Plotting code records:
_ _ _ _ _ _ _
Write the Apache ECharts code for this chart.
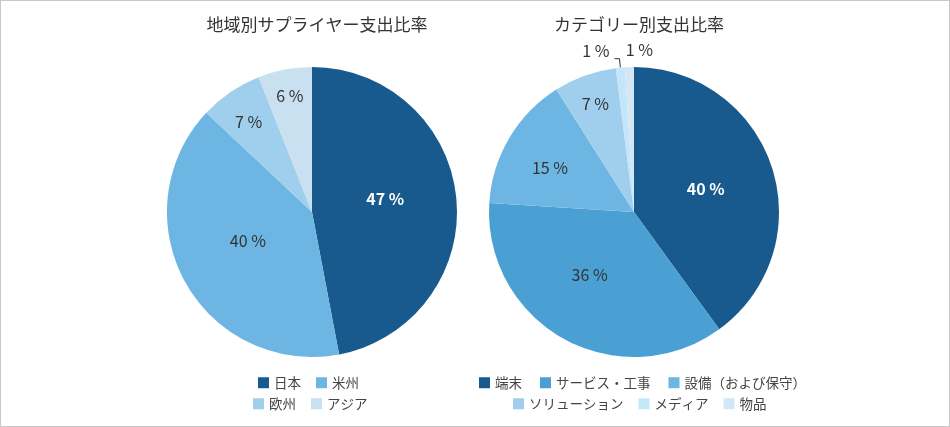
<!DOCTYPE html>
<html>
<head>
<meta charset="utf-8">
<script src="https://cdn.jsdelivr.net/npm/echarts@6/dist/echarts.min.js"></script>
<style>
  html, body { margin: 0; padding: 0; background: #fff; }
  #chart { width: 950px; height: 427px; box-sizing: border-box; border: 1px solid #c8c8c8; }
</style>
</head>
<body>
<div id="chart"></div>
<script>
  // 地域別
  const regionNames = ['日本', '米州', '欧州', 'アジア']
  const regionValues = [47, 40, 7, 6]
  const regionColors = ['#185a8e', '#6db6e3', '#9fcfec', '#c8e0ef']
  const regionLabelShift = [[-2, -6], [2, -7], [-21, -28], [-8, -42]]

  // カテゴリー別
  const categoryNames = ['端末', 'サービス・工事', '設備（および保守）', 'ソリューション', 'メディア', '物品']
  const categoryValues = [40, 36, 15, 7, 1, 1]
  const categoryColors = ['#185a8e', '#4a9fd3', '#6db6e3', '#9fcfec', '#c4e6fb', '#d3e7f5']
  const categoryLabelShift = [[0, 0], [-8, -3], [-19, -6], [-13, -37], [0, -8], [59, -2]]

  const FONT = '"Noto Sans CJK JP", "Noto Sans", sans-serif'

  const chart = echarts.init(document.getElementById('chart'))

  function labelFor(i, shift) {
    // 濃い色の扇形は白文字
    const l = { color: i === 0 ? '#fff' : '#333', offset: shift }
    if (i === 0) l.fontWeight = 'bold'
    return l
  }

  const regionData = regionNames.map((n, i) => ({
    name: n, value: regionValues[i],
    itemStyle: { color: regionColors[i] },
    label: labelFor(i, regionLabelShift[i])
  }))

  const categoryData = categoryNames.map((n, i) => {
    const d = {
      name: n, value: categoryValues[i],
      itemStyle: { color: categoryColors[i] },
      label: labelFor(i, categoryLabelShift[i])
    }
    if (n === 'メディア') {
      d.label = { position: 'outside', color: '#333', distance: 2, offset: categoryLabelShift[i] }
      d.labelLine = { show: true, length: 9, length2: 5, lineStyle: { color: '#333', width: 1 } }
    }
    if (n === '物品') {
      d.label = { position: 'outside', color: '#333', offset: categoryLabelShift[i] }
      d.labelLine = { show: false }
    }
    return d
  })

  const legendBase = {
    icon: 'rect', itemWidth: 11, itemHeight: 11, itemGap: 15, padding: 0,
    textStyle: { fontSize: 13.5, color: '#444', fontFamily: FONT },
    selectedMode: false
  }

  chart.setOption({
    textStyle: { fontFamily: FONT },
    title: [
      { text: '地域別サプライヤー支出比率', left: 311, top: 10, textAlign: 'center',
        textStyle: { fontSize: 17, fontWeight: 'normal', color: '#333', fontFamily: FONT } },
      { text: 'カテゴリー別支出比率', left: 633, top: 10, textAlign: 'center',
        textStyle: { fontSize: 17, fontWeight: 'normal', color: '#333', fontFamily: FONT } }
    ],
    legend: [
      Object.assign({}, legendBase, { data: regionNames.slice(0, 2), top: 375, left: 257 }),
      Object.assign({}, legendBase, { data: regionNames.slice(2), top: 396, left: 252 }),
      Object.assign({}, legendBase, { data: categoryNames.slice(0, 3), top: 375, left: 478, itemGap: 18 }),
      Object.assign({}, legendBase, { data: categoryNames.slice(3), top: 396, left: 512 })
    ],
    series: [
      {
        type: 'pie',
        center: [311, 211],
        radius: 145,
        startAngle: 90,
        clockwise: true,
        silent: true,
        label: { position: 'inside', formatter: '{c} %', fontSize: 16, fontFamily: FONT },
        labelLine: { show: false },
        data: regionData
      },
      {
        type: 'pie',
        center: [633, 211],
        radius: 145,
        startAngle: 90,
        clockwise: true,
        silent: true,
        avoidLabelOverlap: false,
        labelLayout: { hideOverlap: false, moveOverlap: false },
        label: { position: 'inside', formatter: '{c} %', fontSize: 16, fontFamily: FONT },
        labelLine: { show: false },
        data: categoryData
      }
    ]
  })
</script>
</body>
</html>
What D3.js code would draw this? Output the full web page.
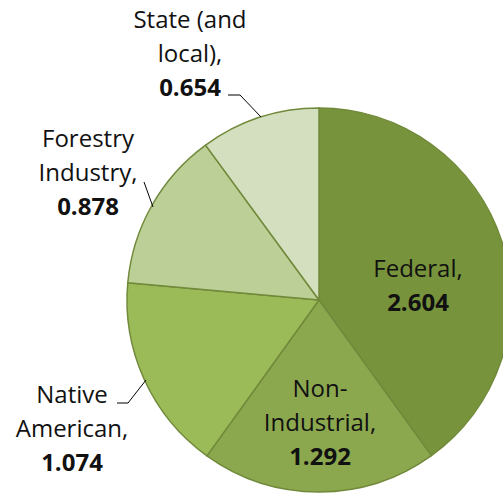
<!DOCTYPE html>
<html>
<head>
<meta charset="utf-8">
<script src="https://cdn.jsdelivr.net/npm/d3@7"></script>
<style>
  body { margin: 0; background: #fff; }
  text { font-family: "Open Sans", "Lato", sans-serif; fill: #111; }
</style>
</head>
<body>
<div class="canvas"></div>
<script>
// data
const owners = ['Federal', 'Non-Industrial', 'Native American', 'Forestry Industry', 'State (and local)'];
const acres = [2.604, 1.292, 1.074, 0.878, 0.654];
const colours = ['#77933c', '#8ca84f', '#9bbb59', '#bbcf97', '#d3dfbe'];
// how each label breaks into lines
const labelLines = [['Federal,'], ['Non-', 'Industrial,'], ['Native', 'American,'], ['Forestry', 'Industry,'], ['State (and', 'local),']];

const dims = {width: 503, height: 497, radius: 192};
const cent = {x: 319, y: 300};

// label anchors (x centre, first baseline) and leader lines
const labelPos = [
  {x: 418, y: 277},
  {x: 320, y: 397},
  {x: 72, y: 403},
  {x: 88, y: 147},
  {x: 190, y: 28}
];
const leaders = [
  null,
  null,
  [[117, 403], [128, 403], [146, 380]],
  [[144, 182], [153, 207]],
  [[228, 95], [240, 95], [261, 117]]
];

const svg = d3.select('.canvas')
  .append('svg')
    .attr('width', dims.width)
    .attr('height', dims.height);

const graph = svg.append('g')
  .attr('transform', `translate(${cent.x}, ${cent.y})`);

const pie = d3.pie()
  .sort(null)
  .value(d => d);

const arcPath = d3.arc()
  .outerRadius(dims.radius)
  .innerRadius(0);

graph.selectAll('path')
  .data(pie(acres))
  .enter()
  .append('path')
    .attr('d', arcPath)
    .attr('fill', (d, i) => colours[i])
    .attr('stroke', '#71893a')
    .attr('stroke-width', 1.5)
    .attr('stroke-linejoin', 'round');

const line = d3.line();
svg.selectAll('path.leader')
  .data(leaders.filter(d => d))
  .enter()
  .append('path')
    .attr('class', 'leader')
    .attr('d', line)
    .attr('fill', 'none')
    .attr('stroke', '#000')
    .attr('stroke-width', 1);

const lh = 34;
const labels = svg.selectAll('text.lab')
  .data(owners)
  .enter()
  .append('text')
    .attr('class', 'lab')
    .attr('text-anchor', 'middle')
    .attr('font-size', 24);

labels.each(function(d, i) {
  const t = d3.select(this);
  const p = labelPos[i];
  labelLines[i].forEach((s, j) => {
    t.append('tspan').attr('x', p.x).attr('y', p.y + j * lh).text(s);
  });
  t.append('tspan')
    .attr('x', p.x)
    .attr('y', p.y + labelLines[i].length * lh)
    .attr('font-weight', 'bold')
    .text(d3.format('.3f')(acres[i]));
});
</script>
</body>
</html>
_ _ _ _ _ _ _
• _Goal_
Give back the entries verbatim. Do not include any picture.

• _Output_
Write the Apache ECharts code for this chart.
<!DOCTYPE html>
<html>
<head>
<meta charset="utf-8">
<script src="https://cdn.jsdelivr.net/npm/echarts@6/dist/echarts.min.js"></script>
<style>
  html, body { margin: 0; padding: 0; background: #fff; }
  #chart { width: 950px; height: 427px; box-sizing: border-box; border: 1px solid #c8c8c8; }
</style>
</head>
<body>
<div id="chart"></div>
<script>
  // 地域別
  const regionNames = ['日本', '米州', '欧州', 'アジア']
  const regionValues = [47, 40, 7, 6]
  const regionColors = ['#185a8e', '#6db6e3', '#9fcfec', '#c8e0ef']
  const regionLabelShift = [[-2, -6], [2, -7], [-21, -28], [-8, -42]]

  // カテゴリー別
  const categoryNames = ['端末', 'サービス・工事', '設備（および保守）', 'ソリューション', 'メディア', '物品']
  const categoryValues = [40, 36, 15, 7, 1, 1]
  const categoryColors = ['#185a8e', '#4a9fd3', '#6db6e3', '#9fcfec', '#c4e6fb', '#d3e7f5']
  const categoryLabelShift = [[0, 0], [-8, -3], [-19, -6], [-13, -37], [0, -8], [59, -2]]

  const FONT = '"Noto Sans CJK JP", "Noto Sans", sans-serif'

  const chart = echarts.init(document.getElementById('chart'))

  function labelFor(i, shift) {
    // 濃い色の扇形は白文字
    const l = { color: i === 0 ? '#fff' : '#333', offset: shift }
    if (i === 0) l.fontWeight = 'bold'
    return l
  }

  const regionData = regionNames.map((n, i) => ({
    name: n, value: regionValues[i],
    itemStyle: { color: regionColors[i] },
    label: labelFor(i, regionLabelShift[i])
  }))

  const categoryData = categoryNames.map((n, i) => {
    const d = {
      name: n, value: categoryValues[i],
      itemStyle: { color: categoryColors[i] },
      label: labelFor(i, categoryLabelShift[i])
    }
    if (n === 'メディア') {
      d.label = { position: 'outside', color: '#333', distance: 2, offset: categoryLabelShift[i] }
      d.labelLine = { show: true, length: 9, length2: 5, lineStyle: { color: '#333', width: 1 } }
    }
    if (n === '物品') {
      d.label = { position: 'outside', color: '#333', offset: categoryLabelShift[i] }
      d.labelLine = { show: false }
    }
    return d
  })

  const legendBase = {
    icon: 'rect', itemWidth: 11, itemHeight: 11, itemGap: 15, padding: 0,
    textStyle: { fontSize: 13.5, color: '#444', fontFamily: FONT },
    selectedMode: false
  }

  chart.setOption({
    textStyle: { fontFamily: FONT },
    title: [
      { text: '地域別サプライヤー支出比率', left: 311, top: 10, textAlign: 'center',
        textStyle: { fontSize: 17, fontWeight: 'normal', color: '#333', fontFamily: FONT } },
      { text: 'カテゴリー別支出比率', left: 633, top: 10, textAlign: 'center',
        textStyle: { fontSize: 17, fontWeight: 'normal', color: '#333', fontFamily: FONT } }
    ],
    legend: [
      Object.assign({}, legendBase, { data: regionNames.slice(0, 2), top: 375, left: 257 }),
      Object.assign({}, legendBase, { data: regionNames.slice(2), top: 396, left: 252 }),
      Object.assign({}, legendBase, { data: categoryNames.slice(0, 3), top: 375, left: 478, itemGap: 18 }),
      Object.assign({}, legendBase, { data: categoryNames.slice(3), top: 396, left: 512 })
    ],
    series: [
      {
        type: 'pie',
        center: [311, 211],
        radius: 145,
        startAngle: 90,
        clockwise: true,
        silent: true,
        label: { position: 'inside', formatter: '{c} %', fontSize: 16, fontFamily: FONT },
        labelLine: { show: false },
        data: regionData
      },
      {
        type: 'pie',
        center: [633, 211],
        radius: 145,
        startAngle: 90,
        clockwise: true,
        silent: true,
        avoidLabelOverlap: false,
        labelLayout: { hideOverlap: false, moveOverlap: false },
        label: { position: 'inside', formatter: '{c} %', fontSize: 16, fontFamily: FONT },
        labelLine: { show: false },
        data: categoryData
      }
    ]
  })
</script>
</body>
</html>
What D3.js code would draw this? Output the full web page.
<!DOCTYPE html>
<html>
<head>
<meta charset="utf-8">
<script src="https://cdn.jsdelivr.net/npm/d3@7"></script>
<style>
  body { margin: 0; background: #fff; }
  text { font-family: "Open Sans", "Lato", sans-serif; fill: #111; }
</style>
</head>
<body>
<div class="canvas"></div>
<script>
// data
const owners = ['Federal', 'Non-Industrial', 'Native American', 'Forestry Industry', 'State (and local)'];
const acres = [2.604, 1.292, 1.074, 0.878, 0.654];
const colours = ['#77933c', '#8ca84f', '#9bbb59', '#bbcf97', '#d3dfbe'];
// how each label breaks into lines
const labelLines = [['Federal,'], ['Non-', 'Industrial,'], ['Native', 'American,'], ['Forestry', 'Industry,'], ['State (and', 'local),']];

const dims = {width: 503, height: 497, radius: 192};
const cent = {x: 319, y: 300};

// label anchors (x centre, first baseline) and leader lines
const labelPos = [
  {x: 418, y: 277},
  {x: 320, y: 397},
  {x: 72, y: 403},
  {x: 88, y: 147},
  {x: 190, y: 28}
];
const leaders = [
  null,
  null,
  [[117, 403], [128, 403], [146, 380]],
  [[144, 182], [153, 207]],
  [[228, 95], [240, 95], [261, 117]]
];

const svg = d3.select('.canvas')
  .append('svg')
    .attr('width', dims.width)
    .attr('height', dims.height);

const graph = svg.append('g')
  .attr('transform', `translate(${cent.x}, ${cent.y})`);

const pie = d3.pie()
  .sort(null)
  .value(d => d);

const arcPath = d3.arc()
  .outerRadius(dims.radius)
  .innerRadius(0);

graph.selectAll('path')
  .data(pie(acres))
  .enter()
  .append('path')
    .attr('d', arcPath)
    .attr('fill', (d, i) => colours[i])
    .attr('stroke', '#71893a')
    .attr('stroke-width', 1.5)
    .attr('stroke-linejoin', 'round');

const line = d3.line();
svg.selectAll('path.leader')
  .data(leaders.filter(d => d))
  .enter()
  .append('path')
    .attr('class', 'leader')
    .attr('d', line)
    .attr('fill', 'none')
    .attr('stroke', '#000')
    .attr('stroke-width', 1);

const lh = 34;
const labels = svg.selectAll('text.lab')
  .data(owners)
  .enter()
  .append('text')
    .attr('class', 'lab')
    .attr('text-anchor', 'middle')
    .attr('font-size', 24);

labels.each(function(d, i) {
  const t = d3.select(this);
  const p = labelPos[i];
  labelLines[i].forEach((s, j) => {
    t.append('tspan').attr('x', p.x).attr('y', p.y + j * lh).text(s);
  });
  t.append('tspan')
    .attr('x', p.x)
    .attr('y', p.y + labelLines[i].length * lh)
    .attr('font-weight', 'bold')
    .text(d3.format('.3f')(acres[i]));
});
</script>
</body>
</html>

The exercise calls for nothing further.